THE REQUEST: Leave the pictures out and retype the lines from the beginning through the line with "(gwtitle) at (523,56)", both ends included.

━━━━━━━━

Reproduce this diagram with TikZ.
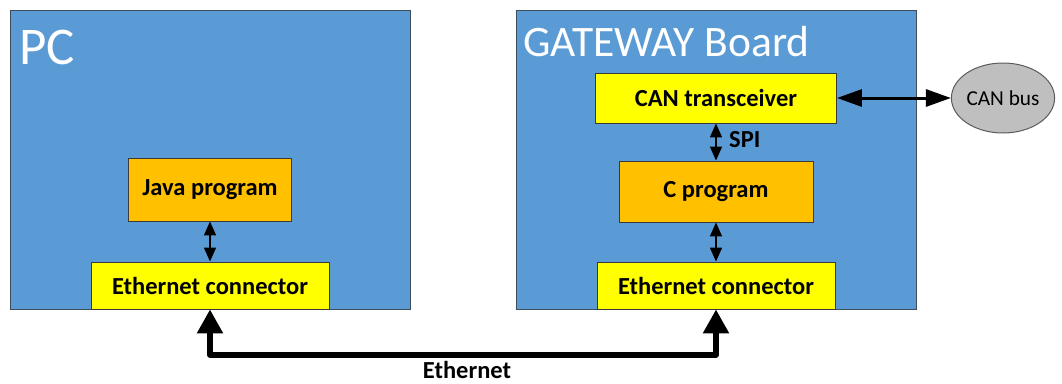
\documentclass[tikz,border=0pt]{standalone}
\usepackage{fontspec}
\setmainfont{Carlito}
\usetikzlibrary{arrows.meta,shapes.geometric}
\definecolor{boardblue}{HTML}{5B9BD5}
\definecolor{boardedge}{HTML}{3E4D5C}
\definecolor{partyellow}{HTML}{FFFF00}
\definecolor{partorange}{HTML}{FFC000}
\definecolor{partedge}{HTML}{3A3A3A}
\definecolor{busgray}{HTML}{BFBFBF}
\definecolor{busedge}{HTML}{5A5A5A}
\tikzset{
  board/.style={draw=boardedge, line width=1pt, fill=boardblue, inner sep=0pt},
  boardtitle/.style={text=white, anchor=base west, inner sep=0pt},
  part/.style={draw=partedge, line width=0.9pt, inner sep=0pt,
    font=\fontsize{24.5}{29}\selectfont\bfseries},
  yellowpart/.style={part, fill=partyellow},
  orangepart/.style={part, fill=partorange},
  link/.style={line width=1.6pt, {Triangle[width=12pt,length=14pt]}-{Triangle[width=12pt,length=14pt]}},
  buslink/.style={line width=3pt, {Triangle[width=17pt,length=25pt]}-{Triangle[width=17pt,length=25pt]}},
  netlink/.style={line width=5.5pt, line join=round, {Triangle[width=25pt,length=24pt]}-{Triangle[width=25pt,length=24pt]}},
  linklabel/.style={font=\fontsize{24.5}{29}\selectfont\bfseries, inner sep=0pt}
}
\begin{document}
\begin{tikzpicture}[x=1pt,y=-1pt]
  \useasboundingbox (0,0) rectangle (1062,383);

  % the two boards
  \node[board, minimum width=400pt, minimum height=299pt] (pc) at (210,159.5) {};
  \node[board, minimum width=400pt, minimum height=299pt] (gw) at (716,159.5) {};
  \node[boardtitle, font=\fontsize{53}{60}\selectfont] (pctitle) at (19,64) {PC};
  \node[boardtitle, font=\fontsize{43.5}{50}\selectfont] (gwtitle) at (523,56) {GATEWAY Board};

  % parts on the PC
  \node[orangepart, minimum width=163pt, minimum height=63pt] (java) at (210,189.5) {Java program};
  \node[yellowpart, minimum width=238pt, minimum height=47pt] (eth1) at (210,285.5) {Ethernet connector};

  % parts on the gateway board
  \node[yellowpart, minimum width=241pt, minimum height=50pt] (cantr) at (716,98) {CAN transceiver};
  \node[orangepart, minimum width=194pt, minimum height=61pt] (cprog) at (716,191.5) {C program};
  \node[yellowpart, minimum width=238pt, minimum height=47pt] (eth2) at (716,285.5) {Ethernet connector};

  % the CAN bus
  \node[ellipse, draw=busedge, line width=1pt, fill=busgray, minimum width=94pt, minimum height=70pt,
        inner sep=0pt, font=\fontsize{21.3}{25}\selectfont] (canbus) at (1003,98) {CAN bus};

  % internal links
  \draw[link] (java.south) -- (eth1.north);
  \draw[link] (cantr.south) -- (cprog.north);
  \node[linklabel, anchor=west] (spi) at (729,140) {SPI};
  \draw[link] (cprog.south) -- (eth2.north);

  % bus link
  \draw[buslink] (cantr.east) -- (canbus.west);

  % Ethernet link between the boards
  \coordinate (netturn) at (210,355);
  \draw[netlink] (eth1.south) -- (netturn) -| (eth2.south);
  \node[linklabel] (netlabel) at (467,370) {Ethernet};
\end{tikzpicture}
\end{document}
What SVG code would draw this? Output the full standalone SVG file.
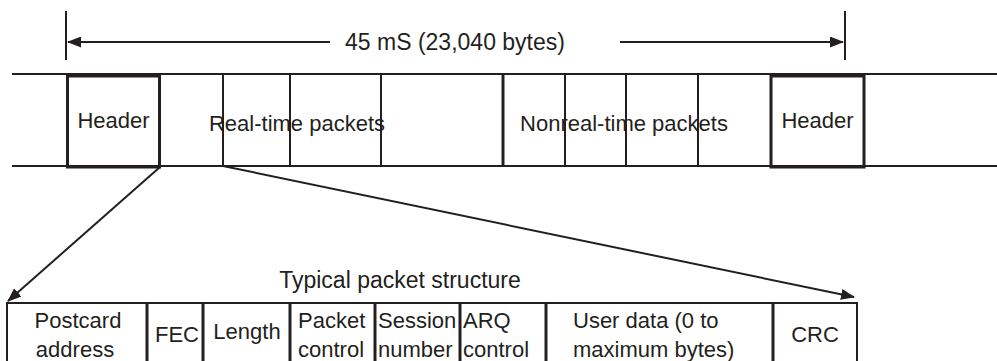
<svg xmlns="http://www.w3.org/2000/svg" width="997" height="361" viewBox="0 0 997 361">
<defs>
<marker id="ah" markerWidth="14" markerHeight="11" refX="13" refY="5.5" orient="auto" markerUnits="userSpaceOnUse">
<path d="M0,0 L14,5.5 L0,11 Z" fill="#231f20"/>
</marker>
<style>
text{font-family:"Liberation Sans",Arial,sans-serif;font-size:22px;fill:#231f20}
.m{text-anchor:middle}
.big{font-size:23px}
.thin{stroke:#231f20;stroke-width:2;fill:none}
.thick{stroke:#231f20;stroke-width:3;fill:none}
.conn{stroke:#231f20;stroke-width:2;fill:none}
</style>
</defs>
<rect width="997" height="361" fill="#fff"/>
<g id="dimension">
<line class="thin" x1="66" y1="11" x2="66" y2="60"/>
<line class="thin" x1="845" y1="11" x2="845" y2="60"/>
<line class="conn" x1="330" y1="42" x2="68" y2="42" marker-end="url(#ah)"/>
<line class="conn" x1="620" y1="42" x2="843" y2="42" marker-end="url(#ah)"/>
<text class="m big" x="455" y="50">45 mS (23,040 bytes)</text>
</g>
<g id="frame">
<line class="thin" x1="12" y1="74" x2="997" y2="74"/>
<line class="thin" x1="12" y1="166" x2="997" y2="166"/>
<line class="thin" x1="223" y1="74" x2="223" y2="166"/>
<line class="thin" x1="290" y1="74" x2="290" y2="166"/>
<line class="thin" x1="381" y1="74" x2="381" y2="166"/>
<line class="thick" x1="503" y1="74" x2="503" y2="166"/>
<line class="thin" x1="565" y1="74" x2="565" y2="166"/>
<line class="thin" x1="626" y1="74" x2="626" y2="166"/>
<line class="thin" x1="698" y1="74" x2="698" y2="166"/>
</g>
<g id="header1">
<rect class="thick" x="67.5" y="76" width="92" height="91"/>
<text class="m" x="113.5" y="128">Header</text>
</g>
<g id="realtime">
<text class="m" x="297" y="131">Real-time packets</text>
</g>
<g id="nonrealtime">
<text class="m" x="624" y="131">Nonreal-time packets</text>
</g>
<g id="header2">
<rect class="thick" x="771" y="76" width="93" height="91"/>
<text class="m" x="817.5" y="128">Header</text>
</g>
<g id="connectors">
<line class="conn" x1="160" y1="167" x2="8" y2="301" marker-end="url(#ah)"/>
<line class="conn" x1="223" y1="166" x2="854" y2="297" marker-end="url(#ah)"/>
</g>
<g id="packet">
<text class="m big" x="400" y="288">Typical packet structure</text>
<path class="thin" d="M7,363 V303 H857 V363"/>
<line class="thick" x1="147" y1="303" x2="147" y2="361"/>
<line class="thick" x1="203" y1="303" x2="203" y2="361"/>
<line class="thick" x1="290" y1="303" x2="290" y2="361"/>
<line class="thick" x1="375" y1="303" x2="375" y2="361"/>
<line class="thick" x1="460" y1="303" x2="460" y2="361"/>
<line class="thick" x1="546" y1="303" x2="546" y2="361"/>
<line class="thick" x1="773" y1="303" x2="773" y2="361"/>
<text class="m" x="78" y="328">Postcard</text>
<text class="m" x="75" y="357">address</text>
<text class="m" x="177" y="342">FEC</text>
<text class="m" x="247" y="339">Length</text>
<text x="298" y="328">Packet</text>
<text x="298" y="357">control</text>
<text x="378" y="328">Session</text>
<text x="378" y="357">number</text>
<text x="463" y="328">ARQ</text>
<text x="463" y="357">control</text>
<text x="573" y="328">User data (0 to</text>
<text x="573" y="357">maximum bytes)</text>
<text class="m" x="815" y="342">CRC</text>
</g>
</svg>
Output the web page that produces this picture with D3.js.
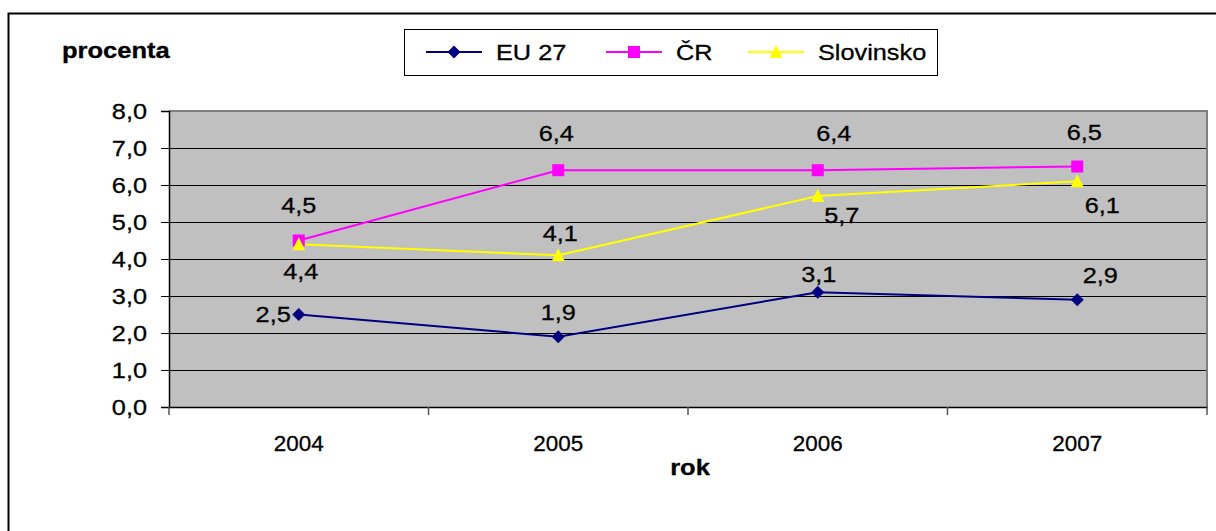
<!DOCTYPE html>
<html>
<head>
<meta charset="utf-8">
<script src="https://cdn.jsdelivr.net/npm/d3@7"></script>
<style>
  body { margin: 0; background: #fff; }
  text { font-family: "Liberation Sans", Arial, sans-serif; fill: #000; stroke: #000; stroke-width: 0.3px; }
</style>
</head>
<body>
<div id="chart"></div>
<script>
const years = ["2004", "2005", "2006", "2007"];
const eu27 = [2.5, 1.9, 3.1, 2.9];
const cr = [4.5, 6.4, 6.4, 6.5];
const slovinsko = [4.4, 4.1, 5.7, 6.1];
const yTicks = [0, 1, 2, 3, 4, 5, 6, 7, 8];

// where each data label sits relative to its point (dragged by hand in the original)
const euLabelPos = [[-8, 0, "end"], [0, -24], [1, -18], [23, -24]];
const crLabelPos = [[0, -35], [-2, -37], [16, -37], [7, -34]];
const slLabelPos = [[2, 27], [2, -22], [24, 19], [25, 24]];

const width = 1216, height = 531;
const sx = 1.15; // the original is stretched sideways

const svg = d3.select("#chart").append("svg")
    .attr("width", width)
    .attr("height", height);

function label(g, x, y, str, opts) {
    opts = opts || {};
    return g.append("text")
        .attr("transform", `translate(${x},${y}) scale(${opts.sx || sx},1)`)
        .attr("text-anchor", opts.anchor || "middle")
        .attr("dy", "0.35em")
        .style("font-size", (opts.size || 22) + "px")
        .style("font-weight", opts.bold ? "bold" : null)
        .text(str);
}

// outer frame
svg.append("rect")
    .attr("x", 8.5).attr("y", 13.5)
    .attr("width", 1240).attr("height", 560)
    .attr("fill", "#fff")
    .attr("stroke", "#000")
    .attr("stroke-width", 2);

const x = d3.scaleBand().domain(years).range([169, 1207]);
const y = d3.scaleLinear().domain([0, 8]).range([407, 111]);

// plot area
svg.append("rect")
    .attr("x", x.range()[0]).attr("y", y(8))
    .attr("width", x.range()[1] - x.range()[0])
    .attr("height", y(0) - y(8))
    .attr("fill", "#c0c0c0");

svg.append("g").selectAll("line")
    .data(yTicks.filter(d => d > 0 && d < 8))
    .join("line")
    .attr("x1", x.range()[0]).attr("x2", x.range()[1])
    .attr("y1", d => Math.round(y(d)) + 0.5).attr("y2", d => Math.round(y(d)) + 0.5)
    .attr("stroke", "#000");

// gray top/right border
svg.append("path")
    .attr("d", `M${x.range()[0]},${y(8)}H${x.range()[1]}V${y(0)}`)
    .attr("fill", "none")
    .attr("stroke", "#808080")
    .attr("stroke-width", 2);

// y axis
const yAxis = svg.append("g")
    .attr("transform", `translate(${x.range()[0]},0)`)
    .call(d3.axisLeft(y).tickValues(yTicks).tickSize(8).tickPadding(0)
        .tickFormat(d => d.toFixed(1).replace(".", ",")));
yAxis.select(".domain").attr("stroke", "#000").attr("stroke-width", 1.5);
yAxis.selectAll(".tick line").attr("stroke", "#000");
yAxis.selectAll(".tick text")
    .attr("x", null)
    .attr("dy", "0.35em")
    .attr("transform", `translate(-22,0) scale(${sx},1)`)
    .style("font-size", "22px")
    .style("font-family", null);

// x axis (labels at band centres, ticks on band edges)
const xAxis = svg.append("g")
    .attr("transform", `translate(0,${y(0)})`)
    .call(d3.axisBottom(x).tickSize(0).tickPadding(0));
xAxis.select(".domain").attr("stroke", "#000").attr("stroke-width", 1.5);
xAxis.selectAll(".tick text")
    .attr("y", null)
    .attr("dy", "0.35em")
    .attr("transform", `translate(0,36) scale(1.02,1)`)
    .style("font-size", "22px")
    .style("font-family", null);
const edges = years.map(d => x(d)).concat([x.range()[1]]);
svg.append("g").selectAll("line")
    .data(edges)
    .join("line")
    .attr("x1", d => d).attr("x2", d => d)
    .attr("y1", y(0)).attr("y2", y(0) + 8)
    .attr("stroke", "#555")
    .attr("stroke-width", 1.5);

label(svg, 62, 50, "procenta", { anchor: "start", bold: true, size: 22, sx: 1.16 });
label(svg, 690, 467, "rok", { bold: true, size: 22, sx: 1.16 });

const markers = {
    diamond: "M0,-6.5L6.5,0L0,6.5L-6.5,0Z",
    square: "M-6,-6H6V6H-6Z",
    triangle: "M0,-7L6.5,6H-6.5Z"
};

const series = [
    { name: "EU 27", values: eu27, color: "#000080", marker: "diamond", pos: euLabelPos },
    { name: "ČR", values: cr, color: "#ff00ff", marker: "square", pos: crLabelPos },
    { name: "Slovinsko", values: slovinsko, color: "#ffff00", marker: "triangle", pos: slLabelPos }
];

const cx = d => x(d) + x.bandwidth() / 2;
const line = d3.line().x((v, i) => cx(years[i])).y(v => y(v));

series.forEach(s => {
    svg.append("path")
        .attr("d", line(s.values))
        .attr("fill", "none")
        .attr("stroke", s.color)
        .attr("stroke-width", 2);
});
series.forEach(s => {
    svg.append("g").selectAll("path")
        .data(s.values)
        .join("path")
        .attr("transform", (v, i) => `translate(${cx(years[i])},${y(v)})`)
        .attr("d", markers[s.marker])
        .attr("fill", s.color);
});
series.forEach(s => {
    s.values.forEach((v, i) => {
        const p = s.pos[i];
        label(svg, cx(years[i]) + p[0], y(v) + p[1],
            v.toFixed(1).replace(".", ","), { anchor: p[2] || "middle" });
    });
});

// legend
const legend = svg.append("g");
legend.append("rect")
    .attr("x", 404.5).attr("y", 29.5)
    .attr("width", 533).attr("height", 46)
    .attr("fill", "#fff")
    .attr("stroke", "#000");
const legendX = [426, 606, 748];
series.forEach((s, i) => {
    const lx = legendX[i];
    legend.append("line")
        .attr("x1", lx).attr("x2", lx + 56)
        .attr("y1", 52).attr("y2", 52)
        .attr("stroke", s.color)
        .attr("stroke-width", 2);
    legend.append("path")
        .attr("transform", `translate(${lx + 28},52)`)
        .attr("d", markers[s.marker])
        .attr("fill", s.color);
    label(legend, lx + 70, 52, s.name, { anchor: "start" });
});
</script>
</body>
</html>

━━━━━━━━

WORKED SOLUTION:
Reproduce this diagram with TikZ.
\documentclass[tikz,border=0pt]{standalone}
\usepackage{fontspec}
\setmainfont{Carlito}
\usetikzlibrary{arrows.meta,shapes.geometric}
\definecolor{boardblue}{HTML}{5B9BD5}
\definecolor{boardedge}{HTML}{3E4D5C}
\definecolor{partyellow}{HTML}{FFFF00}
\definecolor{partorange}{HTML}{FFC000}
\definecolor{partedge}{HTML}{3A3A3A}
\definecolor{busgray}{HTML}{BFBFBF}
\definecolor{busedge}{HTML}{5A5A5A}
\tikzset{
  board/.style={draw=boardedge, line width=1pt, fill=boardblue, inner sep=0pt},
  boardtitle/.style={text=white, anchor=base west, inner sep=0pt},
  part/.style={draw=partedge, line width=0.9pt, inner sep=0pt,
    font=\fontsize{24.5}{29}\selectfont\bfseries},
  yellowpart/.style={part, fill=partyellow},
  orangepart/.style={part, fill=partorange},
  link/.style={line width=1.6pt, {Triangle[width=12pt,length=14pt]}-{Triangle[width=12pt,length=14pt]}},
  buslink/.style={line width=3pt, {Triangle[width=17pt,length=25pt]}-{Triangle[width=17pt,length=25pt]}},
  netlink/.style={line width=5.5pt, line join=round, {Triangle[width=25pt,length=24pt]}-{Triangle[width=25pt,length=24pt]}},
  linklabel/.style={font=\fontsize{24.5}{29}\selectfont\bfseries, inner sep=0pt}
}
\begin{document}
\begin{tikzpicture}[x=1pt,y=-1pt]
  \useasboundingbox (0,0) rectangle (1062,383);

  % the two boards
  \node[board, minimum width=400pt, minimum height=299pt] (pc) at (210,159.5) {};
  \node[board, minimum width=400pt, minimum height=299pt] (gw) at (716,159.5) {};
  \node[boardtitle, font=\fontsize{53}{60}\selectfont] (pctitle) at (19,64) {PC};
  \node[boardtitle, font=\fontsize{43.5}{50}\selectfont] (gwtitle) at (523,56) {GATEWAY Board};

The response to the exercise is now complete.